Diese Haltung erklärt, warum Drusen oft als loyale Bürger gelten: ob in Israel oder im Libanon – sie stellen Soldaten, Beamte und politische Führer, ohne ihre religiöse Identität preiszugeben. Auch in Syrien war dies der Fall – seit dem Sturz Assads wird die neue Regierung jedoch kritisch gesehen (mehr dazu unten). Modernisierung nehmen die Drusen selektiv auf: Bildung wird hoch geschätzt, aber Heirat außerhalb der Gemeinschaft ist tabu. Ihre Lebensweise ist ein Balanceakt zwischen Tradition und Gegenwart – getragen von einem tiefen inneren Zusammenhalt und einem klaren ethischen Kompass.
Im Osmanischen Reich etwa lebten die Drusen offiziell als Muslime, praktizierten ihren Glauben aber geheim. In der frühen Neuzeit etablierten sie sich im Libanon als politische Kraft: Im 16. und 17. Jahrhundert unter Emir Fakhr ad-Dīn II. kontrollierten sie weite Teile des Berglibanon und pflegten sogar Beziehungen zu europäischen Mächten wie den Medici in Florenz. Nach seinem Sturz 1635 verloren die Drusen ihre Vorherrschaft, konnten sich jedoch in ihrem Siedlungsraum behaupten.
Das 19. Jahrhundert war geprägt von schweren Konflikten: Besonders blutig war der Drusen-Maroniten-Krieg 1860, bei dem konfessionelle Spannungen zwischen christlichen und drusischen Gemeinschaften im Libanon eskalierten.

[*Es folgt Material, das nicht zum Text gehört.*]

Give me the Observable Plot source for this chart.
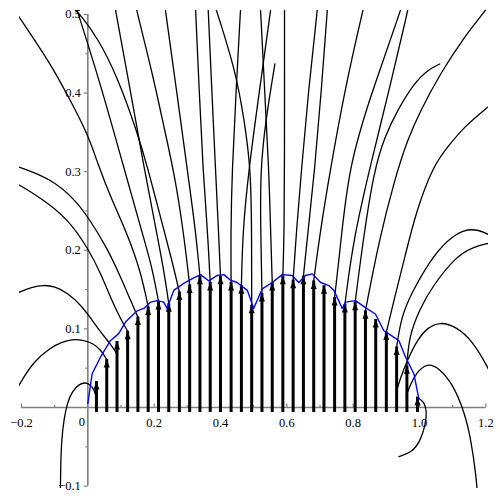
<!DOCTYPE html>
<html>
<head>
<meta charset="utf-8">
<script src="https://cdn.jsdelivr.net/npm/d3@7"></script>
<script src="https://cdn.jsdelivr.net/npm/@observablehq/plot@0.6"></script>
<style>
  html, body { margin: 0; padding: 0; background: #fff; }
  #chart svg { display: block; }
</style>
</head>
<body>
<div id="chart"></div>
<script>
// ---- data ----
const arrowX = [0.026,0.057,0.088,0.120,0.151,0.182,0.213,0.244,0.276,0.307,0.338,0.369,0.400,0.432,0.463,0.494,
                0.525,0.556,0.588,0.619,0.650,0.681,0.712,0.744,0.775,0.806,0.837,0.868,0.900,0.931,0.962,0.994];
const arrowTip = [0.033,0.061,0.084,0.097,0.115,0.128,0.135,0.132,0.147,0.156,0.167,0.159,0.167,0.159,0.155,0.130,
                  0.145,0.159,0.167,0.162,0.167,0.161,0.155,0.140,0.131,0.134,0.123,0.112,0.096,0.077,0.053,0.013];

const envelopeX = [0.000,0.013,0.038,0.068,0.093,0.114,0.149,0.169,0.189,0.209,0.229,0.239,0.259,0.289,0.315,0.340,
                   0.365,0.390,0.410,0.430,0.450,0.481,0.500,0.526,0.556,0.586,0.616,0.636,0.656,0.677,0.702,0.727,
                   0.742,0.767,0.777,0.807,0.837,0.867,0.892,0.913,0.938,0.958,0.983,0.998];
const envelopeY = [0.005,0.043,0.064,0.085,0.094,0.109,0.123,0.126,0.134,0.136,0.134,0.126,0.149,0.158,0.164,0.169,
                   0.161,0.168,0.169,0.162,0.159,0.149,0.126,0.151,0.159,0.169,0.168,0.159,0.168,0.170,0.159,0.155,
                   0.149,0.126,0.134,0.136,0.127,0.119,0.098,0.092,0.085,0.064,0.043,0.011];

const fieldLines = [
  [[0.026,0.012],[0.020,0.022],[0.008,0.029],[-0.008,0.032],[-0.025,0.030],[-0.047,0.021],[-0.062,0.006],[-0.072,-0.015],[-0.079,-0.040],[-0.082,-0.075],[-0.083,-0.115]],
  [[0.057,0.061],[0.040,0.073],[0.015,0.082],[-0.015,0.086],[-0.047,0.087],[-0.080,0.083],[-0.112,0.076],[-0.163,0.059],[-0.206,0.030],[-0.22,0.018]],
  [[0.088,0.068],[0.070,0.080],[0.038,0.096],[0.010,0.113],[-0.020,0.130],[-0.062,0.146],[-0.100,0.154],[-0.133,0.156],[-0.170,0.153],[-0.206,0.147],[-0.22,0.144]],
  [[0.120,0.097],[0.100,0.112],[0.075,0.133],[0.040,0.170],[0.000,0.203],[-0.062,0.241],[-0.143,0.267],[-0.206,0.283],[-0.22,0.286]],
  [[0.151,0.115],[0.130,0.135],[0.100,0.165],[0.058,0.203],[0.003,0.241],[-0.042,0.266],[-0.112,0.291],[-0.206,0.306],[-0.22,0.307]],
  [[0.182,0.128],[0.160,0.172],[0.120,0.220],[0.068,0.268],[0.030,0.310],[0.000,0.348],[-0.062,0.398],[-0.112,0.437],[-0.206,0.496],[-0.225,0.508]],
  [[0.213,0.135],[0.193,0.180],[0.160,0.228],[0.108,0.306],[0.038,0.412],[-0.032,0.505],[-0.04,0.515]],
  [[0.244,0.132],[0.232,0.168],[0.205,0.228],[0.169,0.306],[0.128,0.404],[0.0835,0.505],[0.08,0.515]],
  [[0.276,0.147],[0.252,0.190],[0.219,0.242],[0.180,0.306],[0.149,0.350],[0.090,0.420],[0.030,0.470],[-0.022,0.499],[-0.04,0.507]],
  [[0.307,0.156],[0.288,0.225],[0.262,0.295],[0.233,0.350],[0.195,0.425],[0.147,0.505],[0.143,0.515]],
  [[0.338,0.167],[0.325,0.225],[0.300,0.302],[0.268,0.402],[0.234,0.505],[0.231,0.515]],
  [[0.369,0.159],[0.361,0.225],[0.347,0.302],[0.336,0.402],[0.325,0.505],[0.324,0.515]],
  [[0.400,0.167],[0.394,0.225],[0.385,0.302],[0.374,0.402],[0.363,0.505],[0.362,0.515]],
  [[0.432,0.159],[0.431,0.225],[0.435,0.302],[0.447,0.402],[0.460,0.505],[0.462,0.515]],
  [[0.463,0.155],[0.467,0.225],[0.485,0.302],[0.517,0.402],[0.551,0.505],[0.554,0.515]],
  [[0.494,0.130],[0.494,0.212],[0.492,0.302],[0.472,0.365],[0.445,0.429],[0.388,0.505],[0.38,0.515]],
  [[0.525,0.145],[0.521,0.225],[0.520,0.302],[0.536,0.365],[0.564,0.437]],
  [[0.556,0.159],[0.551,0.225],[0.546,0.302],[0.533,0.403],[0.521,0.505],[0.519,0.518]],
  [[0.588,0.167],[0.592,0.225],[0.593,0.302],[0.593,0.505],[0.593,0.518]],
  [[0.619,0.162],[0.629,0.225],[0.644,0.302],[0.665,0.403],[0.692,0.505],[0.694,0.518]],
  [[0.650,0.167],[0.664,0.225],[0.684,0.302],[0.704,0.403],[0.722,0.505],[0.724,0.518]],
  [[0.681,0.161],[0.701,0.225],[0.731,0.302],[0.774,0.403],[0.829,0.505],[0.837,0.518]],
  [[0.744,0.140],[0.758,0.190],[0.786,0.308],[0.858,0.403],[0.943,0.505],[0.952,0.518]],
  [[0.775,0.131],[0.800,0.213],[0.852,0.308],[0.912,0.410],[0.965,0.505],[0.970,0.518]],
  [[0.806,0.134],[0.830,0.213],[0.862,0.300],[0.895,0.345],[0.935,0.379],[0.983,0.412],[1.023,0.429],[1.061,0.437]],
  [[0.837,0.123],[0.878,0.213],[0.925,0.290],[0.963,0.340],[1.003,0.378],[1.063,0.425],[1.134,0.471],[1.199,0.505],[1.215,0.515]],
  [[0.900,0.096],[0.925,0.140],[0.955,0.190],[0.990,0.250],[1.042,0.308],[1.084,0.331],[1.134,0.357],[1.208,0.383],[1.23,0.39]],
  [[0.931,0.077],[0.945,0.115],[0.975,0.145],[1.033,0.188],[1.084,0.213],[1.134,0.227],[1.180,0.226],[1.209,0.220],[1.225,0.216]],
  [[0.962,0.053],[0.968,0.090],[1.000,0.125],[1.040,0.155],[1.110,0.192],[1.160,0.204],[1.209,0.209],[1.225,0.210]],
  [[0.930,0.019],[0.940,0.035],[0.965,0.062],[0.995,0.087],[1.025,0.102],[1.063,0.109],[1.110,0.103],[1.160,0.085],[1.209,0.049],[1.225,0.033]],
  [[0.960,0.015],[0.970,0.027],[0.990,0.044],[1.023,0.057],[1.060,0.050],[1.100,0.030],[1.135,-0.005],[1.155,-0.040],[1.170,-0.085],[1.176,-0.115]],
  [[0.991,0.013],[1.001,0.011],[1.015,0.006],[1.022,-0.005],[1.018,-0.022],[1.003,-0.042],[0.978,-0.057],[0.938,-0.0625]]
];

const xMajorTicks = [-0.2, 0.2, 0.4, 0.6, 0.8, 1.0, 1.2];
const xTickLabels = ["\u22120.2", "0.2", "0.4", "0.6", "0.8", "1.0", "1.2"];
const xMinorTicks = [-0.1, 0.1, 0.3, 0.5, 0.7, 0.9, 1.1];
const yMajorTicks = [-0.1, 0.1, 0.2, 0.3, 0.4, 0.5];
const yTickLabels = ["\u22120.1", "0.1", "0.2", "0.3", "0.4", "0.5"];
const yMinorTicks = [-0.05, 0.05, 0.15, 0.25, 0.35, 0.45];
const originLabel = ["0"];

// ---- build tables ----
const arrows = arrowX.map((x, i) => ({x, tip: arrowTip[i]}));
const envelope = envelopeX.map((x, i) => ({x, y: envelopeY[i]}));
const linePts = fieldLines.flatMap((pts, k) => pts.map(([x, y]) => ({x, y, k})));

const headSymbol = {draw(ctx) { ctx.moveTo(0, 0); ctx.lineTo(-3, 8); ctx.lineTo(3, 8); ctx.closePath(); }};
const vTickBig = {draw(ctx) { ctx.moveTo(0, 0); ctx.lineTo(0, -4); }};
const vTickSmall = {draw(ctx) { ctx.moveTo(0, 0); ctx.lineTo(0, -2.5); }};
const hTickBig = {draw(ctx) { ctx.moveTo(0, 0); ctx.lineTo(-4, 0); }};
const hTickSmall = {draw(ctx) { ctx.moveTo(0, 0); ctx.lineTo(-2.5, 0); }};

const axisColor = "#808080";
const font = "Liberation Serif, Times New Roman, serif";

const chart = Plot.plot({
  width: 500,
  height: 500,
  marginLeft: 19,
  marginRight: 12,
  marginTop: 10,
  marginBottom: 12,
  x: {domain: [-0.206, 1.208], axis: null},
  y: {domain: [-0.103, 0.505], axis: null},
  style: {background: "white"},
  marks: [
    Plot.ruleY([0], {x1: -0.2, x2: 1.2, stroke: axisColor, strokeWidth: 1.6}),
    Plot.ruleX([0], {y1: -0.1, y2: 0.5, stroke: axisColor, strokeWidth: 1.6}),
    Plot.dot(xMajorTicks, {x: d => d, y: 0, symbol: vTickBig, stroke: axisColor, strokeWidth: 1.2, fill: "none"}),
    Plot.dot(xMinorTicks, {x: d => d, y: 0, symbol: vTickSmall, stroke: axisColor, strokeWidth: 1.2, fill: "none"}),
    Plot.dot(yMajorTicks, {x: 0, y: d => d, symbol: hTickBig, stroke: axisColor, strokeWidth: 1.2, fill: "none"}),
    Plot.dot(yMinorTicks, {x: 0, y: d => d, symbol: hTickSmall, stroke: axisColor, strokeWidth: 1.2, fill: "none"}),
    Plot.line(linePts, {x: "x", y: "y", z: "k", stroke: "black", strokeWidth: 1.3, curve: "basis", clip: true}),
    Plot.ruleX(arrows, {x: "x", y1: 0, y2: "tip", stroke: "black", strokeWidth: 3, insetTop: 5}),
    Plot.dot(arrows, {x: "x", y: "tip", symbol: headSymbol, fill: "black", stroke: "none"}),
    Plot.line(envelope, {x: "x", y: "y", stroke: "#0000ff", strokeWidth: 1.4}),
    Plot.text(xMajorTicks, {x: d => d, y: 0, text: (d, i) => xTickLabels[i], dy: 15, fontSize: 12.5, fontFamily: font, fill: "black"}),
    Plot.text(yMajorTicks, {x: 0, y: d => d, text: (d, i) => yTickLabels[i], dx: -7, textAnchor: "end", fontSize: 12.5, fontFamily: font, fill: "black"}),
    Plot.text(originLabel, {x: 0, y: 0, text: d => d, dx: -6, dy: 14, fontSize: 12.5, fontFamily: font, fill: "black"})
  ]
});
document.getElementById("chart").appendChild(chart);
</script>
</body>
</html>
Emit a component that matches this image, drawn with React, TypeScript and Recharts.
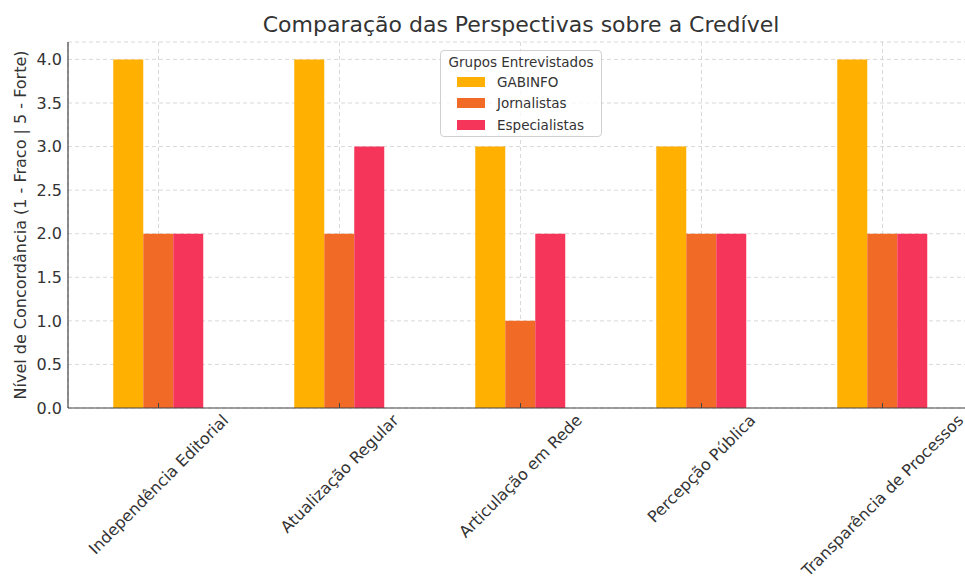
import React from 'react';
import { BarChart, Bar, XAxis, YAxis, CartesianGrid, Legend } from 'recharts';

const categories = [
    'Independência Editorial',
    'Atualização Regular',
    'Articulação em Rede',
    'Percepção Pública',
    'Transparência de Processos',
];
const gabinfo = [4, 4, 3, 3, 4];
const jornalistas = [2, 2, 1, 2, 2];
const especialistas = [2, 3, 2, 2, 2];
const yTicks = [0, 0.5, 1, 1.5, 2, 2.5, 3, 3.5, 4];

const series = [
    { key: 'GABINFO', color: '#FFB000' },
    { key: 'Jornalistas', color: '#F26B26' },
    { key: 'Especialistas', color: '#F5365A' },
];

const data = categories.map((name, i) => ({
    name,
    GABINFO: gabinfo[i],
    Jornalistas: jornalistas[i],
    Especialistas: especialistas[i],
}));

const FONT = '"DejaVu Sans", sans-serif';
const TEXT = '#333333';

let ctx: CanvasRenderingContext2D | null = null;
const measure = (s: string, size: number) => {
    if (!ctx) ctx = document.createElement('canvas').getContext('2d');
    if (!ctx) return s.length * size * 0.58;
    ctx.font = `${size}px "DejaVu Sans"`;
    return ctx.measureText(s).width;
};

const XTick = ({ x, y, payload }: any) => {
    const size = 16;
    const w = measure(payload.value, size);
    const half = ((w + size * 1.15) * Math.SQRT1_2) / 2;
    const cy = y + 3 + half;
    return (
        <g>
            <line x1={x} x2={x} y1={y - 5} y2={y} stroke="#444" strokeWidth={1} />
            <text
                x={x}
                y={cy}
                textAnchor="middle"
                dominantBaseline="central"
                fontSize={size}
                fontFamily={FONT}
                fill={TEXT}
                transform={`rotate(-45, ${x}, ${cy})`}
            >
                {payload.value}
            </text>
        </g>
    );
};

const YLabel = ({ viewBox }: any) => {
    const cx = 20;
    const cy = viewBox.y + viewBox.height / 2;
    return (
        <text
            x={cx}
            y={cy}
            textAnchor="middle"
            dominantBaseline="central"
            fontSize={16}
            fontFamily={FONT}
            fill={TEXT}
            transform={`rotate(-90, ${cx}, ${cy})`}
        >
            Nível de Concordância (1 - Fraco | 5 - Forte)
        </text>
    );
};

const LegendBox = () => (
    <div
        style={{
            width: 162,
            height: 87,
            border: '1px solid #d0d0d0',
            borderRadius: 4,
            background: 'rgba(255,255,255,0.8)',
            fontFamily: FONT,
            color: TEXT,
            boxSizing: 'border-box',
        }}
    >
        <div style={{ fontSize: 13.5, textAlign: 'center', marginTop: 2, lineHeight: '18px' }}>
            Grupos Entrevistados
        </div>
        {series.map((s) => (
            <div key={s.key} style={{ display: 'flex', alignItems: 'center', height: 21.5, marginLeft: 16 }}>
                <span style={{ width: 28, height: 10, background: s.color, display: 'inline-block' }} />
                <span style={{ fontSize: 13.5, marginLeft: 12 }}>{s.key}</span>
            </div>
        ))}
    </div>
);

export default function App() {
    return (
        <div
            style={{
                position: 'absolute',
                left: 0,
                top: 0,
                width: 965,
                height: 582,
                overflow: 'hidden',
                background: '#fff',
            }}
        >
            <div
                style={{
                    position: 'absolute',
                    left: 0,
                    width: 1042,
                    top: 11,
                    textAlign: 'center',
                    fontFamily: FONT,
                    fontSize: 22,
                    color: TEXT,
                    lineHeight: '28px',
                }}
            >
                Comparação das Perspectivas sobre a Credível
            </div>
            <BarChart
                width={975}
                height={582}
                data={data}
                margin={{ top: 42, right: 2, left: 8, bottom: 0 }}
                barCategoryGap="25%"
                barGap={0}
            >
                <XAxis
                    dataKey="name"
                    height={174}
                    interval={0}
                    tickLine={false}
                    tickSize={0}
                    tickMargin={0}
                    tick={<XTick />}
                    axisLine={{ stroke: '#444', strokeWidth: 1.2 }}
                />
                <YAxis
                    width={60}
                    domain={[0, 4.2]}
                    ticks={yTicks}
                    tickFormatter={(v) => v.toFixed(1)}
                    tickLine={false}
                    tickSize={0}
                    tickMargin={6}
                    tick={{ fontSize: 16, fontFamily: FONT, fill: TEXT }}
                    axisLine={{ stroke: '#444', strokeWidth: 1.2 }}
                    label={<YLabel />}
                />
                {series.map((s) => (
                    <Bar key={s.key} dataKey={s.key} fill={s.color} isAnimationActive={false} />
                ))}
                <CartesianGrid strokeDasharray="4 3" stroke="#cfcfcf" strokeOpacity={0.8} />
                <Legend
                    layout="vertical"
                    align="center"
                    verticalAlign="middle"
                    content={<LegendBox />}
                    wrapperStyle={{ top: 50, left: 440, width: 162 }}
                />
            </BarChart>
        </div>
    );
}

Tausende starben, Frankreich intervenierte militärisch, das Osmanische Reich führte ein neues Verwaltungssystem ein – das „Mutasarrifiyyat“ von Beirut –, das den Einfluss der Drusen langfristig einschränkte. 1921 erlangten die syrischen Drusen in Suwaida einen autonomen Staat – freilich unter französischer Herrschaft. Auch das Verhältnis zu den Franzosen verlief nicht immer friktionsfrei – ein 1925 begonnener Aufstand wurde blutig niedergeschlagen. Doch ihre Wehrhaftigkeit verloren die Drusen nicht – bis heute.